I picked up some CDs by King Crimson, Steven Wilson and Van Der Graaf Generator, which has saved me the trouble of ordering them on-line. So far I've only been able to listen to the Crimson set, featuring the seven-headed version of the beast Live in Toronto, in the car - but what a set to listen to. All right-thinking musos need to acquire this. Trust me. Genius.

Sunday, December 4, 2016

Something To Remember

Had a very good time just pottering about around Romiley and Ashton yesterday, followed by a curry nosh-up at a restaurant near John & Jeanette's. Paul & Joy and Sam were in attendance, with Sam back home for the moment from his mountaineering exploits in the alps. Much laughter, for no particular reason, which is always the best kind. The evening concluded with John serenading us with Jingle Bells played on his new accordion. Definitely unforgettable.

Saturday, December 3, 2016

Out And About

Yesterday's quote of the day came courtesy of the Missus, following a discussion as to whether we were going to find somewhere to eat in the early evening: I'm hungry and it's my birthday!
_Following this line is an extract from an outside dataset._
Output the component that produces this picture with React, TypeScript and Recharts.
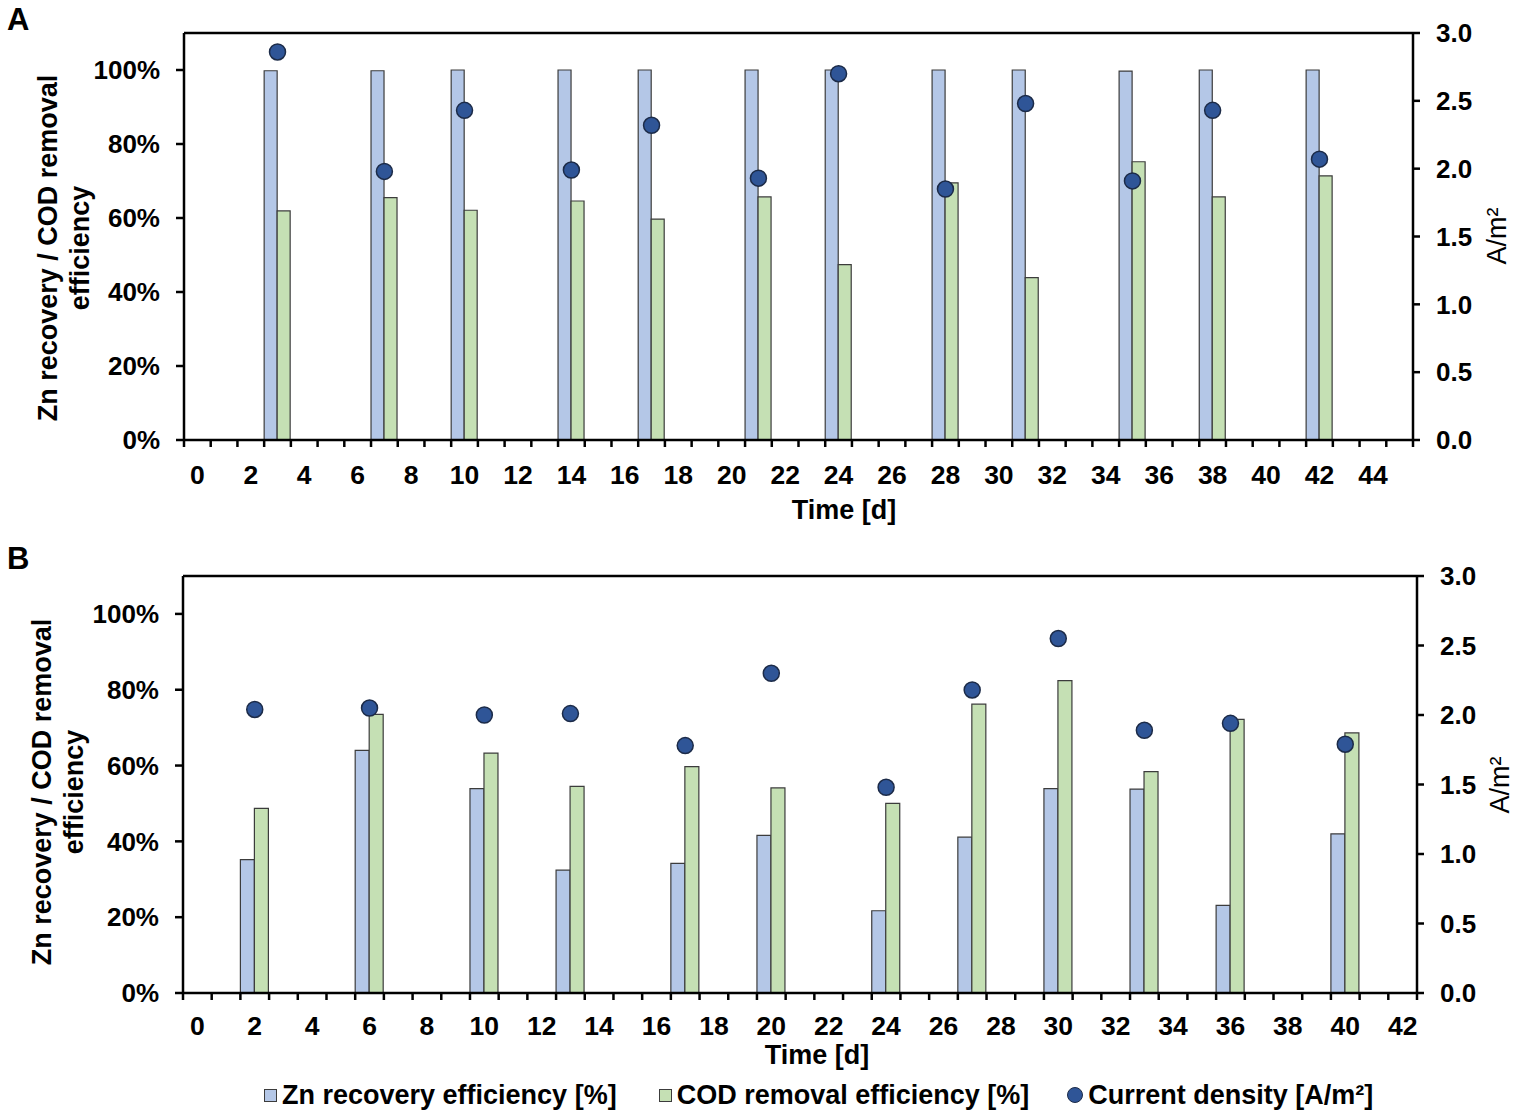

I think you might be able to guess who got her way. Her birthday burger at an eatery in Longsight, where it's very easy to find halal food, was most palatable.
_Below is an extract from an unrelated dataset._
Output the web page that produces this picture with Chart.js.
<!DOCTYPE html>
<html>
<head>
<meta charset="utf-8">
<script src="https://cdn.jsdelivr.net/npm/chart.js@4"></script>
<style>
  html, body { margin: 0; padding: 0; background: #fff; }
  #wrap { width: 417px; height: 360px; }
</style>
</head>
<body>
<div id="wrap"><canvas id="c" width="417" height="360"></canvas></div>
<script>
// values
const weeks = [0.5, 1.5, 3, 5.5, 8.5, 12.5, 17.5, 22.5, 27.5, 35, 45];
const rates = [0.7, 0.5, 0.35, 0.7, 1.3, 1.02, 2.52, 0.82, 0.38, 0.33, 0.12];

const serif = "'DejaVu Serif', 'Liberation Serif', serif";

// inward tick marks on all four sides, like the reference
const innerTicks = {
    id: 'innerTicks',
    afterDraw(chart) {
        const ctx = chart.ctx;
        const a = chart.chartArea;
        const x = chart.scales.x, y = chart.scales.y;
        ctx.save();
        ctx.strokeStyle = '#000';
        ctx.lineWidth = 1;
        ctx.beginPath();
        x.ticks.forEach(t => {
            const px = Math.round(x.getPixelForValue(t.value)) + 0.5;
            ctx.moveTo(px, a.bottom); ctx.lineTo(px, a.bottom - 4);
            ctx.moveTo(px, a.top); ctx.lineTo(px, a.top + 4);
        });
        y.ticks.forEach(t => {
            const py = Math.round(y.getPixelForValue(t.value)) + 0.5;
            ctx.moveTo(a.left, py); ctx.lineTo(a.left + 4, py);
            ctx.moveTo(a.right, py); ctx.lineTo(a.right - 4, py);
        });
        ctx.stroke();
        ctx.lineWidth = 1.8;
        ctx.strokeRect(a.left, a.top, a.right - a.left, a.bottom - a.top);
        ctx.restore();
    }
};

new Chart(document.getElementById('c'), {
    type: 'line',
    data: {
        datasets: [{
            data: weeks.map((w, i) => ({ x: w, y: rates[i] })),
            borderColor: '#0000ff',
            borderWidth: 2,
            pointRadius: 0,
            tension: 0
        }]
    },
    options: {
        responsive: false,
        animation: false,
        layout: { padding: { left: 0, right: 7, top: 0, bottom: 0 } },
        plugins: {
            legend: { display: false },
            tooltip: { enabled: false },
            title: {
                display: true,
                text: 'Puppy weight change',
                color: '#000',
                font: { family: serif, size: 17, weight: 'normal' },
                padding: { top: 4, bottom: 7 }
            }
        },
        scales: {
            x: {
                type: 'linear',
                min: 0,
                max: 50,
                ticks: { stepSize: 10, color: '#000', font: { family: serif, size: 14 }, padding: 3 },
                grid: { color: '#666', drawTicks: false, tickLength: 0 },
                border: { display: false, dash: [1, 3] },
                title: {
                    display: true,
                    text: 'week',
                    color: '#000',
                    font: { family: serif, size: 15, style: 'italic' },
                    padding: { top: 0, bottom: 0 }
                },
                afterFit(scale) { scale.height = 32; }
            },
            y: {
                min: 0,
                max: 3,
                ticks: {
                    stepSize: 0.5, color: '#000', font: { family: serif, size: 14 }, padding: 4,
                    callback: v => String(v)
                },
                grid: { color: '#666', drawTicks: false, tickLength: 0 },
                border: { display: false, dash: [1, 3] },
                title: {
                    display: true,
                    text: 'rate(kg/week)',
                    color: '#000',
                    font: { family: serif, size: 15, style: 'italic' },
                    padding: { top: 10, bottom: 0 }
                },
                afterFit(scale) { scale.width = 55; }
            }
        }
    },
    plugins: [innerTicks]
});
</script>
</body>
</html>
We'd spent the afternoon down Manchester, checking out the German Market around the town hall. All very Christmassy in a good way, as opposed to the false cheer of the malls in Singapore. Generally the city seems to be in a positive place, looking a bit less run-down than the last time we were here, but these are early days to be trying to take the pulse of the nation.

Friday, December 2, 2016


Fifi summed it up nicely when we were in Hyde town centre yesterday looking for somewhere to eat: I'd forgotten just how cold it was over here. I hadn't really forgotten, but that doesn't make dealing with the big chill any easier.

Fortunately we've got the warmth of John & Jeanette's welcome to help us adjust.